On Behalf of | Jan 12, 2023 | Estate Planning

Maybe you have student loans from college that still have a six-figure balance despite years of making payments. Perhaps you tend to carry a high balance on your credit cards or still owe thousands in patient responsibility costs for recent cancer treatment.

There are many kinds of debt that can strain your budget and potentially result in collection activity. Your debts could also become a concern for your surviving family members if you die unexpectedly. When you understand what will happen with your debt after you die, you may come to realize why it is so important for people to address debts in their estate plans.

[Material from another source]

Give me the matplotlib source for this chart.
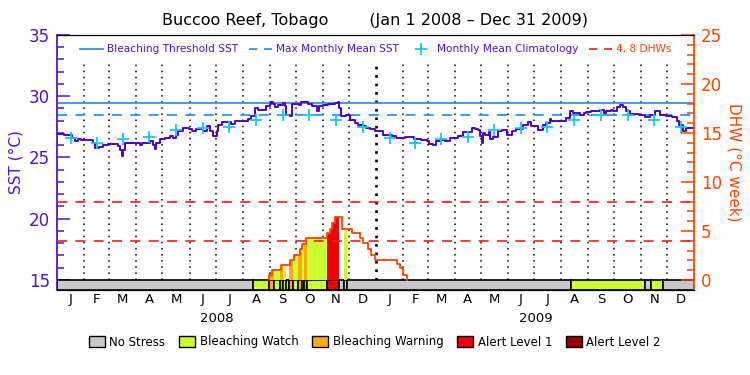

Your debt becomes the obligation of your estate

Your credit cards, student loans and other outstanding financial obligations don’t simply disappear after you die. Instead, they become the obligation of your estate.

Any property that you own will become part of your estate and may potentially need to pass through Colorado probate courts. Your creditors with valid claims, ranging from the hospital that treated you to credit card companies, will have a right to bring a claim against your estate for repayment. In fact, creditor claims typically take priority over the inheritance rights of the people that you love.

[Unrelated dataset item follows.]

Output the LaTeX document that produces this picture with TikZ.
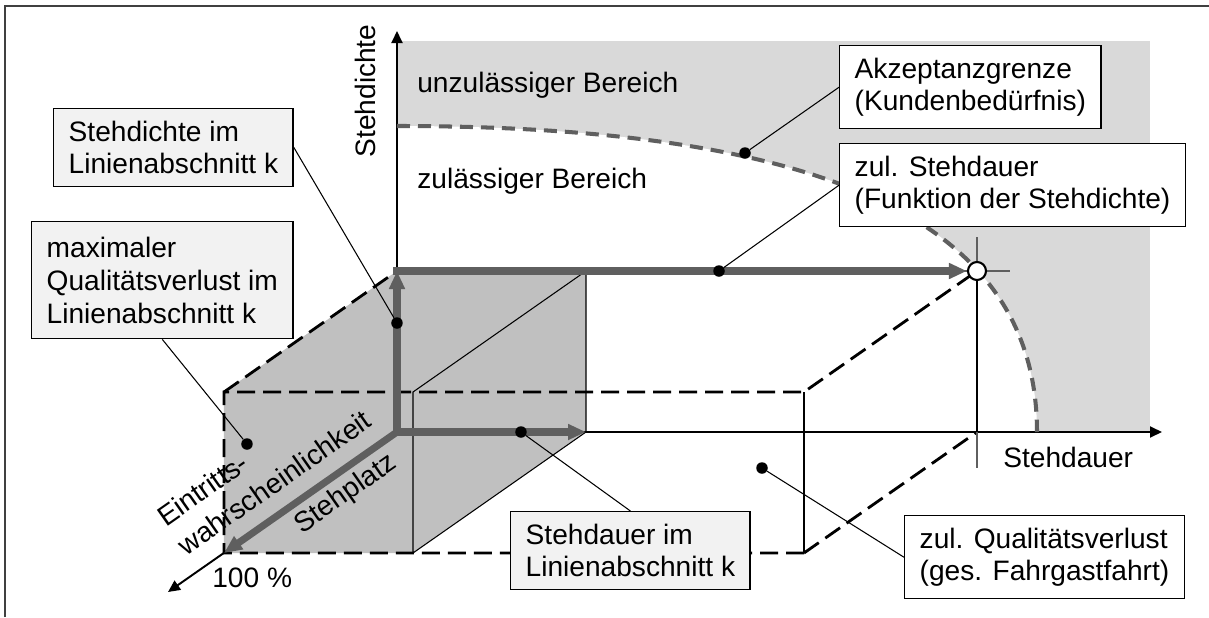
\documentclass[tikz,border=0pt]{standalone}
\usepackage{fontspec}
\setmainfont{Liberation Sans}
\usetikzlibrary{arrows.meta}

\definecolor{bereich}{HTML}{D9D9D9}
\definecolor{quader}{HTML}{C0C0C0}
\definecolor{kastengrau}{HTML}{F2F2F2}
\definecolor{pfeilgrau}{HTML}{5F5F5F}

\begin{document}
\begin{tikzpicture}[font=\fontsize{16}{18.7}\selectfont]
\tikzset{achse/.style={line width=1.1pt,-{Triangle[length=.24cm,width=.22cm]}},
  pfeil/.style={draw=pfeilgrau,line width=4pt,-{Triangle[length=.36cm,width=.3cm]}},
  kante/.style={line width=1.6pt,dash pattern=on .36cm off .16cm},
  grenze/.style={draw=pfeilgrau,line width=2.3pt,dash pattern=on .26cm off .16cm},
  kasten/.style={draw,line width=.8pt,fill=white,align=left,anchor=north west,inner xsep=.3cm,inner ysep=.24cm},
  punkt/.style={circle,fill,inner sep=0pt,minimum size=.23cm},
  schrift/.style={inner sep=0pt}}
\useasboundingbox (-7.94,-3.7) rectangle (16.24,8.64);
\draw[line width=1.1pt,black!75] (-7.84,-3.7) -- (-7.84,8.52) -- (16.24,8.52);

% zulaessiger und unzulaessiger Bereich
\fill[bereich] (0,0) rectangle (15.06,7.82);
\fill[white] (0,0) -- (0,6.12) .. controls (8.7,6.12) and (12.8,4.16) .. (12.8,0) -- cycle;

% Quader im Linienabschnitt
\fill[quader] (-3.46,-2.42) -- (0.32,-2.42) -- (3.78,0) -- (3.78,3.22) -- (0,3.22) -- (-3.46,0.8) -- cycle;
\draw[line width=.6pt] (0.32,-2.42) -- (0.32,0.8) -- (3.78,3.22) -- (3.78,0) -- cycle;

% Quader der gesamten Fahrt
\draw[kante] (8.14,-2.42) -- (-3.46,-2.42) -- (-3.46,0.8) -- (8.14,0.8) -- (11.6,3.22);
\draw[kante] (-3.46,0.8) -- (0,3.22);
\draw[kante] (8.14,-2.42) -- (11.6,0);
\draw[line width=1.6pt] (8.14,-2.42) -- (8.14,0.8);

% Achsen
\draw[achse] (0,0) -- (0,8.02);
\draw[achse] (0,0) -- (15.3,0);
\draw[achse] (0,0) -- (-4.58,-3.2);

\draw[pfeilgrau,line width=1.2pt] (11.6,3.9) -- (11.6,-0.72) (11,3.22) -- (12.26,3.22);
\draw[line width=1.6pt] (11.6,0) -- (11.6,3.22);
\draw[grenze] (0,6.12) .. controls (8.7,6.12) and (12.8,4.16) .. (12.8,0);
\node[circle,draw,fill=white,line width=1.2pt,minimum size=.36cm,inner sep=0pt] (ziel) at (11.6,3.22) {};

\draw[pfeil] (0,0) -- (0,3.22);
\draw[pfeil] (-.07,3.22) -- (ziel);
\draw[pfeil] (0,0) -- (3.78,0);
\draw[pfeil] (0,0) -- (-3.46,-2.42);

\node[schrift,rotate=90] (achsey) at (-0.64,6.82) {Stehdichte};
\node[schrift,anchor=base west] (unzul) at (0.4,6.8) {unzulässiger Bereich};
\node[schrift,anchor=base west] (zul) at (0.4,4.88) {zulässiger Bereich};
\node[schrift,anchor=base west] (achsex) at (12.12,-0.7) {Stehdauer};
\node[schrift,anchor=base west] (prozent) at (-3.7,-3.1) {100 \%};
\node[schrift,rotate=35,align=left] (eintritt) at (-2.66,-0.72) {Eintritts-\\[1.5pt]wahrscheinlichkeit};
\node[schrift,rotate=35] (stehplatz) at (-1.02,-1.25) {Stehplatz};

\foreach \n/\x/\y in {1/6.96/5.58,2/6.44/3.22,3/0/2.18,4/-3.0/-0.24,5/2.48/0,6/7.3/-0.72}{%
	\node[punkt] (\n) at (\x,\y) {};
}%

\node[kasten] (akzeptanz) at (8.84,7.74) {Akzeptanzgrenze\\(Kundenbedürfnis)};
\node[kasten] (zulsteh) at (8.84,5.78) {zul. Stehdauer\\(Funktion der Stehdichte)};
\node[kasten,fill=kastengrau] (dichte) at (-6.88,6.48) {Stehdichte im\\Linienabschnitt k};
\node[kasten,fill=kastengrau,minimum height=2.34cm] (maxverl) at (-7.32,4.22) {maximaler\\Qualitätsverlust im\\Linienabschnitt k};
\node[kasten,fill=kastengrau] (dauer) at (2.26,-1.58) {Stehdauer im\\Linienabschnitt k};
\node[kasten] (zulverl) at (10.14,-1.66) {zul. Qualitätsverlust\\(ges. Fahrgastfahrt)};

\foreach \a/\b in {akzeptanz.west/1,zulsteh.west/2,dichte.east/3,maxverl.south/4,dauer.north/5,zulverl.west/6}{%
	\draw[line width=.6pt] (\a) -- (\b);
}%
\end{tikzpicture}
\end{document}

The personal representative of your estate may have to sell off your property and empty your bank accounts to pay off your debt during the estate administration process.

How planning can help

Every estate plan is different, and the property you own and who you would prefer to inherit that property will influence exactly what strategy you employ. However, changing the ownership of assets is often an important part of protecting your assets in your estate plan.

Moving property into a family limited partnership, for example, can potentially keep those assets out of Colorado probate court and provide obstacles to creditors laying claim to them. Even those who believe that their estate will have sufficient property to repay their creditors and still provide an inheritance for their family members or other intended beneficiaries can benefit from addressing debts in their estate plans.

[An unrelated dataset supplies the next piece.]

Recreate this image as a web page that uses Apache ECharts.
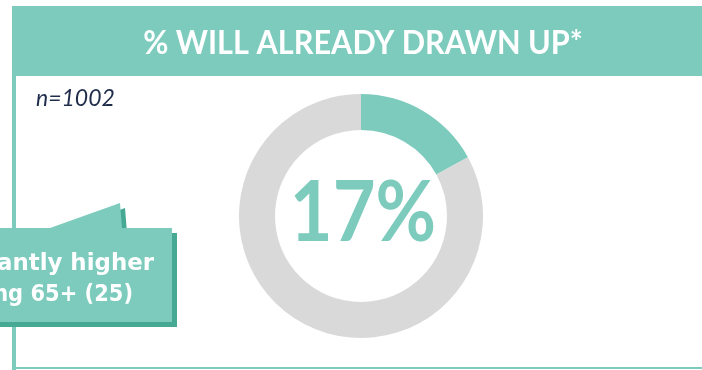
<!DOCTYPE html>
<html>
<head>
<meta charset="utf-8">
<script src="https://cdn.jsdelivr.net/npm/echarts@6/dist/echarts.min.js"></script>
<style>
  html, body { margin: 0; padding: 0; background: #ffffff; }
  #chart { width: 702px; height: 370px; }
</style>
</head>
<body>
<div id="chart"></div>
<script>
// Share of respondents who have already drawn up a will
const sliceNames = ['Drawn up', 'Not drawn up'];
const slicePct = [17, 83];
const sampleLabel = 'n=1002';
const headline = '% WILL ALREADY DRAWN UP*';
const calloutLines = ['Significantly higher', 'among 65+ (25)'];

const TEAL = '#7ccbbd';
const TEAL_DARK = '#45a994';
const GREY = '#d9d9d9';
const FONT = 'Lato, "Open Sans", sans-serif';
const WIDE = '"DejaVu Sans", Lato, sans-serif';

const chart = echarts.init(document.getElementById('chart'), null, { renderer: 'canvas' });

chart.setOption({
  animation: false,
  backgroundColor: '#ffffff',
  series: [{
    type: 'pie',
    center: [361, 216],
    radius: [86, 122],
    startAngle: 90,
    clockwise: true,
    silent: true,
    label: { show: false },
    labelLine: { show: false },
    itemStyle: { borderWidth: 0 },
    data: sliceNames.map((n, i) => ({
      name: n,
      value: slicePct[i],
      itemStyle: { color: i === 0 ? TEAL : GREY }
    }))
  }],
  graphic: [
    // panel frame: left rule and bottom rule
    { type: 'rect', shape: { x: 12, y: 6, width: 4, height: 364 }, style: { fill: TEAL }, z: 1 },
    { type: 'rect', shape: { x: 12, y: 367, width: 690, height: 2 }, style: { fill: TEAL }, z: 1 },
    // headline band
    { type: 'rect', shape: { x: 12, y: 6, width: 690, height: 70 }, style: { fill: TEAL }, z: 2 },
    {
      type: 'text', x: 363, y: 43, z: 3, scaleX: 0.93,
      style: {
        text: headline, fill: '#ffffff',
        font: 'bold 33px ' + FONT,
        textAlign: 'center', textVerticalAlign: 'middle'
      }
    },
    // sample size
    {
      type: 'text', x: 36, y: 99, z: 3,
      style: {
        text: sampleLabel, fill: '#1f2d4a',
        font: 'italic 23px ' + FONT,
        textAlign: 'left', textVerticalAlign: 'middle'
      }
    },
    // centre figure
    {
      type: 'text', x: 363, y: 214, z: 5, scaleX: 0.88,
      style: {
        text: slicePct[0] + '%', fill: TEAL,
        font: 'bold 84px ' + FONT,
        textAlign: 'center', textVerticalAlign: 'middle'
      }
    },
    // callout shadow
    {
      type: 'polygon', z: 6,
      shape: { points: [[-10, 233], [55, 233], [125, 208], [127, 233], [177, 233], [177, 327], [-10, 327]] },
      style: { fill: TEAL_DARK }
    },
    // callout body
    {
      type: 'polygon', z: 7,
      shape: { points: [[-10, 228], [50, 228], [120, 203], [122, 228], [172, 228], [172, 322], [-10, 322]] },
      style: { fill: TEAL }
    },
    {
      type: 'text', x: 154, y: 275, z: 8, scaleX: 1.09, scaleY: 1.06,
      style: {
        text: calloutLines[0], fill: '#ffffff',
        font: 'bold 21px ' + WIDE,
        textAlign: 'right', textVerticalAlign: 'bottom'
      }
    },
    {
      type: 'text', x: 133, y: 306, z: 8, scaleY: 1.06,
      style: {
        text: calloutLines[1], fill: '#ffffff',
        font: 'bold 21px ' + WIDE,
        textAlign: 'right', textVerticalAlign: 'bottom'
      }
    }
  ]
});
</script>
</body>
</html>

From moving to shield certain assets to changing the insurance that you carry to ensure there is enough coverage to pay everything you owe in full, there are many strategies that can assist those planning their estates and concerned with what impact their personal debt might have. Recognizing the impact that debt can have on your legacy might motivate you to consider it carefully as you engage in estate planning or review your existing plan to update it based on your changing family circumstances.